- _SUPPLIED MATERIAL_
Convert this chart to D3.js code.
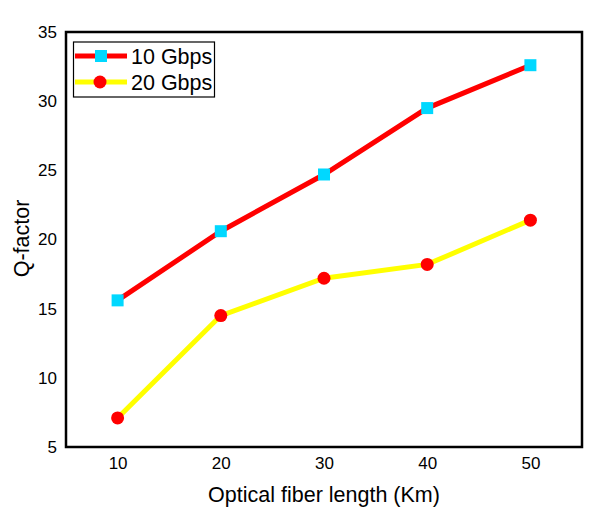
<!DOCTYPE html>
<html><head><meta charset="utf-8">
<script src="https://cdn.jsdelivr.net/npm/d3@7"></script>
<style>body{margin:0;background:#fff}svg{display:block}text{font-family:"Liberation Sans",Arial,sans-serif}</style>
</head><body>
<svg id="c" width="611" height="518"></svg>
<script>
const lengths = [10, 20, 30, 40, 50];
const q10 = [15.6, 20.6, 24.7, 29.5, 32.6];
const q20 = [7.1, 14.5, 17.2, 18.2, 21.4];
const seriesNames = ["10 Gbps", "20 Gbps"];
const xTicks = [10, 20, 30, 40, 50];
const yTicks = [5, 10, 15, 20, 25, 30, 35];

const svg = d3.select("#c");
const L = 66, R = 582, T = 32, B = 447;
const x = d3.scaleLinear().domain([5, 55]).range([L, R]);
const y = d3.scaleLinear().domain([5, 35]).range([B, T]);

const xAxis = svg.append("g").attr("transform", `translate(0,${B})`)
  .call(d3.axisBottom(x).tickValues(xTicks).tickSize(0).tickPadding(10));
const yAxis = svg.append("g").attr("transform", `translate(${L},0)`)
  .call(d3.axisLeft(y).tickValues(yTicks).tickSize(0).tickPadding(9));
[xAxis, yAxis].forEach(a => {
  a.select(".domain").remove();
  a.selectAll("text").attr("font-size", 17).attr("fill", "#000")
   .attr("font-family", '"Liberation Sans",Arial,sans-serif');
});

svg.append("rect").attr("x", L).attr("y", T).attr("width", R - L).attr("height", B - T)
  .attr("fill", "none").attr("stroke", "#000").attr("stroke-width", 2.5);

const line = d3.line().x((d, i) => x(lengths[i])).y(d => y(d));

svg.append("path").datum(q10).attr("d", line).attr("fill", "none")
  .attr("stroke", "#ff0000").attr("stroke-width", 5);
svg.append("path").datum(q20).attr("d", line).attr("fill", "none")
  .attr("stroke", "#ffff00").attr("stroke-width", 5);

svg.selectAll(".sq").data(q10).enter().append("rect")
  .attr("x", (d, i) => x(lengths[i]) - 6).attr("y", d => y(d) - 6)
  .attr("width", 12).attr("height", 12).attr("fill", "#00d8ff");
svg.selectAll(".ci").data(q20).enter().append("circle")
  .attr("cx", (d, i) => x(lengths[i])).attr("cy", d => y(d))
  .attr("r", 6.5).attr("fill", "#ff0000");

// legend
const lg = svg.append("g");
lg.append("rect").attr("x", 73.5).attr("y", 42).attr("width", 141).attr("height", 55)
  .attr("fill", "#fff").attr("stroke", "#000").attr("stroke-width", 1.2);
[56, 82].forEach((ly, k) => {
  lg.append("line").attr("x1", 75).attr("x2", 127).attr("y1", ly).attr("y2", ly)
    .attr("stroke", k === 0 ? "#ff0000" : "#ffff00").attr("stroke-width", 5);
  if (k === 0) lg.append("rect").attr("x", 95).attr("y", ly - 6).attr("width", 12).attr("height", 12).attr("fill", "#00d8ff");
  else lg.append("circle").attr("cx", 100).attr("cy", ly).attr("r", 6.5).attr("fill", "#ff0000");
  lg.append("text").attr("x", 131).attr("y", ly).attr("dy", "0.36em")
    .attr("font-size", 21.5).text(seriesNames[k]);
});

svg.append("text").attr("x", 324).attr("y", 502).attr("text-anchor", "middle")
  .attr("font-size", 21.5).text("Optical fiber length (Km)");
svg.append("text").attr("transform", `translate(29,238.5) rotate(-90)`)
  .attr("text-anchor", "middle").attr("font-size", 21.5).text("Q-factor");
</script>
</body></html>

- _TASK PROMPT_
Transcribe the opening line of the listing above, please, and every line after it through the line with "const line = d3.line().x((d, i)", word for word, without pictures.

- _FINAL ANSWER_
Convert this chart to D3.js code.
<!DOCTYPE html>
<html><head><meta charset="utf-8">
<script src="https://cdn.jsdelivr.net/npm/d3@7"></script>
<style>body{margin:0;background:#fff}svg{display:block}text{font-family:"Liberation Sans",Arial,sans-serif}</style>
</head><body>
<svg id="c" width="611" height="518"></svg>
<script>
const lengths = [10, 20, 30, 40, 50];
const q10 = [15.6, 20.6, 24.7, 29.5, 32.6];
const q20 = [7.1, 14.5, 17.2, 18.2, 21.4];
const seriesNames = ["10 Gbps", "20 Gbps"];
const xTicks = [10, 20, 30, 40, 50];
const yTicks = [5, 10, 15, 20, 25, 30, 35];

const svg = d3.select("#c");
const L = 66, R = 582, T = 32, B = 447;
const x = d3.scaleLinear().domain([5, 55]).range([L, R]);
const y = d3.scaleLinear().domain([5, 35]).range([B, T]);

const xAxis = svg.append("g").attr("transform", `translate(0,${B})`)
  .call(d3.axisBottom(x).tickValues(xTicks).tickSize(0).tickPadding(10));
const yAxis = svg.append("g").attr("transform", `translate(${L},0)`)
  .call(d3.axisLeft(y).tickValues(yTicks).tickSize(0).tickPadding(9));
[xAxis, yAxis].forEach(a => {
  a.select(".domain").remove();
  a.selectAll("text").attr("font-size", 17).attr("fill", "#000")
   .attr("font-family", '"Liberation Sans",Arial,sans-serif');
});

svg.append("rect").attr("x", L).attr("y", T).attr("width", R - L).attr("height", B - T)
  .attr("fill", "none").attr("stroke", "#000").attr("stroke-width", 2.5);

const line = d3.line().x((d, i) => x(lengths[i])).y(d => y(d));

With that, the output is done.